• _Task objective_
Give all the lines below again, exactly, with no pictures.

• _Raw data_
....

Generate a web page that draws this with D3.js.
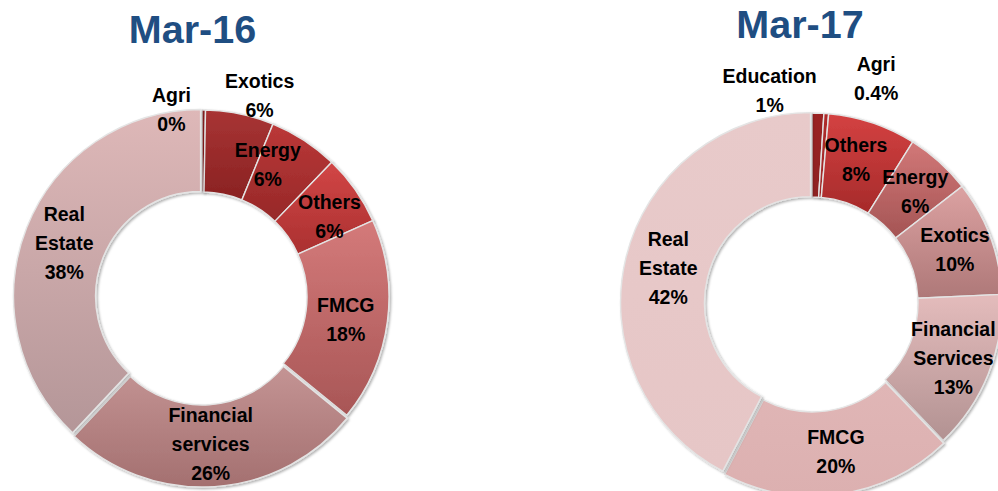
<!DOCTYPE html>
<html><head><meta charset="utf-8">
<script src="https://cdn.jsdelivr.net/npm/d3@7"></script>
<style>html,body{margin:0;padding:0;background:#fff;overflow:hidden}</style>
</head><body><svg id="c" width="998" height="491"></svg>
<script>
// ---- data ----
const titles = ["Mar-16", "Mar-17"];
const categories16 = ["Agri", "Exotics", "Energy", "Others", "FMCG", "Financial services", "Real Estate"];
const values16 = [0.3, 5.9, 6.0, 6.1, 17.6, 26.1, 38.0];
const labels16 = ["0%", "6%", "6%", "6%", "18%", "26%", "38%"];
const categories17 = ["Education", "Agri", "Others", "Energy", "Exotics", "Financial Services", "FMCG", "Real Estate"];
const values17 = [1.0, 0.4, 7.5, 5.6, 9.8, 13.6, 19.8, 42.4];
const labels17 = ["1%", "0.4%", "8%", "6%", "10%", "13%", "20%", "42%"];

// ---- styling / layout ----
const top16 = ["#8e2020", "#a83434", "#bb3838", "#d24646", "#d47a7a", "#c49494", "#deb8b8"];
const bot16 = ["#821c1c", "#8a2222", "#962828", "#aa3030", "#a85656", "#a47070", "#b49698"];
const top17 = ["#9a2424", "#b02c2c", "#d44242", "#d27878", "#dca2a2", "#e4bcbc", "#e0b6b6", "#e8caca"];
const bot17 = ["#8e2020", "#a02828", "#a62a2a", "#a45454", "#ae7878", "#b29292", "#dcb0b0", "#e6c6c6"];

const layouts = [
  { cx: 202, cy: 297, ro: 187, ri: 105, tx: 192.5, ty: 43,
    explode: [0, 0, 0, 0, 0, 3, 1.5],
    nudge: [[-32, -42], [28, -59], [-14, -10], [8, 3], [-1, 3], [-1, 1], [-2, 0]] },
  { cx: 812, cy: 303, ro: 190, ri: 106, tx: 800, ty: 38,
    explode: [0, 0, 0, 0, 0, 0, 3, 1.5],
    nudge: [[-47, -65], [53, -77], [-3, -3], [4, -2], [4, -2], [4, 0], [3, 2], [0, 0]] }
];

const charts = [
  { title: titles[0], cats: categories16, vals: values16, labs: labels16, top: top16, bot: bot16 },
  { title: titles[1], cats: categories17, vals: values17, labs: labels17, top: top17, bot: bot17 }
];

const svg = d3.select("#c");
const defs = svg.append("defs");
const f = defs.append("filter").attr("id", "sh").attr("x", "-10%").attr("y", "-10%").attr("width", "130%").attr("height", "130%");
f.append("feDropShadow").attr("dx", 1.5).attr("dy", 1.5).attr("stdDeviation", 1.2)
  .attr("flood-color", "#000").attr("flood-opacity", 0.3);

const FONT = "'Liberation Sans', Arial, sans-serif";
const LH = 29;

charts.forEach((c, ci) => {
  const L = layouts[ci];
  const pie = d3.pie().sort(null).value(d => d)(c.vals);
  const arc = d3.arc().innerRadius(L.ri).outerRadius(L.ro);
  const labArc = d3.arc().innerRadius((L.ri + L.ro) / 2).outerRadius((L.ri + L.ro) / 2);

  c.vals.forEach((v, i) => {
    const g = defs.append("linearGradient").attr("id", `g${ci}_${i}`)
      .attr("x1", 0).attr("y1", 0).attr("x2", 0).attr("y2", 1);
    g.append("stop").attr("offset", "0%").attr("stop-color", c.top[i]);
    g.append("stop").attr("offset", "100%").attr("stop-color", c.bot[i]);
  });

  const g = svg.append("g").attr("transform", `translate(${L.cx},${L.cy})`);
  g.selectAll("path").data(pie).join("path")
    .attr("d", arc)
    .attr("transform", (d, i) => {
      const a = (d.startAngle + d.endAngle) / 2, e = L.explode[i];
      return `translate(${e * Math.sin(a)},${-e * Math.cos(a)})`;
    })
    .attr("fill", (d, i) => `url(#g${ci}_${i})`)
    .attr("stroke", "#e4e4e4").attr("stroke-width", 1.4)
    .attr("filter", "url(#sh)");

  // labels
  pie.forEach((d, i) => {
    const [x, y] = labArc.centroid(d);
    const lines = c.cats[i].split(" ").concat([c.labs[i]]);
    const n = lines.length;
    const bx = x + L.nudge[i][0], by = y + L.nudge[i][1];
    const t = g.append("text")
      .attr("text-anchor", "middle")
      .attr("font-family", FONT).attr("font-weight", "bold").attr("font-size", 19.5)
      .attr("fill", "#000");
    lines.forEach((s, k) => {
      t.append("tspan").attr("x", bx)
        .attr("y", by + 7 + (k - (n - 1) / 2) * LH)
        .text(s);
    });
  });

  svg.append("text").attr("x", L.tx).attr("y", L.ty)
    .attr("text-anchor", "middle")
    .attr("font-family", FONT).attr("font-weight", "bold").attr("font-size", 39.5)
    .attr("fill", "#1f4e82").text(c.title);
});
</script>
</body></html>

....

• _Result for this exercise_
Generate a web page that draws this with D3.js.
<!DOCTYPE html>
<html><head><meta charset="utf-8">
<script src="https://cdn.jsdelivr.net/npm/d3@7"></script>
<style>html,body{margin:0;padding:0;background:#fff;overflow:hidden}</style>
</head><body><svg id="c" width="998" height="491"></svg>
<script>
// ---- data ----
const titles = ["Mar-16", "Mar-17"];
const categories16 = ["Agri", "Exotics", "Energy", "Others", "FMCG", "Financial services", "Real Estate"];
const values16 = [0.3, 5.9, 6.0, 6.1, 17.6, 26.1, 38.0];
const labels16 = ["0%", "6%", "6%", "6%", "18%", "26%", "38%"];
const categories17 = ["Education", "Agri", "Others", "Energy", "Exotics", "Financial Services", "FMCG", "Real Estate"];
const values17 = [1.0, 0.4, 7.5, 5.6, 9.8, 13.6, 19.8, 42.4];
const labels17 = ["1%", "0.4%", "8%", "6%", "10%", "13%", "20%", "42%"];

// ---- styling / layout ----
const top16 = ["#8e2020", "#a83434", "#bb3838", "#d24646", "#d47a7a", "#c49494", "#deb8b8"];
const bot16 = ["#821c1c", "#8a2222", "#962828", "#aa3030", "#a85656", "#a47070", "#b49698"];
const top17 = ["#9a2424", "#b02c2c", "#d44242", "#d27878", "#dca2a2", "#e4bcbc", "#e0b6b6", "#e8caca"];
const bot17 = ["#8e2020", "#a02828", "#a62a2a", "#a45454", "#ae7878", "#b29292", "#dcb0b0", "#e6c6c6"];

const layouts = [
  { cx: 202, cy: 297, ro: 187, ri: 105, tx: 192.5, ty: 43,
    explode: [0, 0, 0, 0, 0, 3, 1.5],
    nudge: [[-32, -42], [28, -59], [-14, -10], [8, 3], [-1, 3], [-1, 1], [-2, 0]] },
  { cx: 812, cy: 303, ro: 190, ri: 106, tx: 800, ty: 38,
    explode: [0, 0, 0, 0, 0, 0, 3, 1.5],
    nudge: [[-47, -65], [53, -77], [-3, -3], [4, -2], [4, -2], [4, 0], [3, 2], [0, 0]] }
];

const charts = [
  { title: titles[0], cats: categories16, vals: values16, labs: labels16, top: top16, bot: bot16 },
  { title: titles[1], cats: categories17, vals: values17, labs: labels17, top: top17, bot: bot17 }
];

const svg = d3.select("#c");
const defs = svg.append("defs");
const f = defs.append("filter").attr("id", "sh").attr("x", "-10%").attr("y", "-10%").attr("width", "130%").attr("height", "130%");
f.append("feDropShadow").attr("dx", 1.5).attr("dy", 1.5).attr("stdDeviation", 1.2)
  .attr("flood-color", "#000").attr("flood-opacity", 0.3);

const FONT = "'Liberation Sans', Arial, sans-serif";
const LH = 29;

charts.forEach((c, ci) => {
  const L = layouts[ci];
  const pie = d3.pie().sort(null).value(d => d)(c.vals);
  const arc = d3.arc().innerRadius(L.ri).outerRadius(L.ro);
  const labArc = d3.arc().innerRadius((L.ri + L.ro) / 2).outerRadius((L.ri + L.ro) / 2);

  c.vals.forEach((v, i) => {
    const g = defs.append("linearGradient").attr("id", `g${ci}_${i}`)
      .attr("x1", 0).attr("y1", 0).attr("x2", 0).attr("y2", 1);
    g.append("stop").attr("offset", "0%").attr("stop-color", c.top[i]);
    g.append("stop").attr("offset", "100%").attr("stop-color", c.bot[i]);
  });

  const g = svg.append("g").attr("transform", `translate(${L.cx},${L.cy})`);
  g.selectAll("path").data(pie).join("path")
    .attr("d", arc)
    .attr("transform", (d, i) => {
      const a = (d.startAngle + d.endAngle) / 2, e = L.explode[i];
      return `translate(${e * Math.sin(a)},${-e * Math.cos(a)})`;
    })
    .attr("fill", (d, i) => `url(#g${ci}_${i})`)
    .attr("stroke", "#e4e4e4").attr("stroke-width", 1.4)
    .attr("filter", "url(#sh)");

  // labels
  pie.forEach((d, i) => {
    const [x, y] = labArc.centroid(d);
    const lines = c.cats[i].split(" ").concat([c.labs[i]]);
    const n = lines.length;
    const bx = x + L.nudge[i][0], by = y + L.nudge[i][1];
    const t = g.append("text")
      .attr("text-anchor", "middle")
      .attr("font-family", FONT).attr("font-weight", "bold").attr("font-size", 19.5)
      .attr("fill", "#000");
    lines.forEach((s, k) => {
      t.append("tspan").attr("x", bx)
        .attr("y", by + 7 + (k - (n - 1) / 2) * LH)
        .text(s);
    });
  });

  svg.append("text").attr("x", L.tx).attr("y", L.ty)
    .attr("text-anchor", "middle")
    .attr("font-family", FONT).attr("font-weight", "bold").attr("font-size", 39.5)
    .attr("fill", "#1f4e82").text(c.title);
});
</script>
</body></html>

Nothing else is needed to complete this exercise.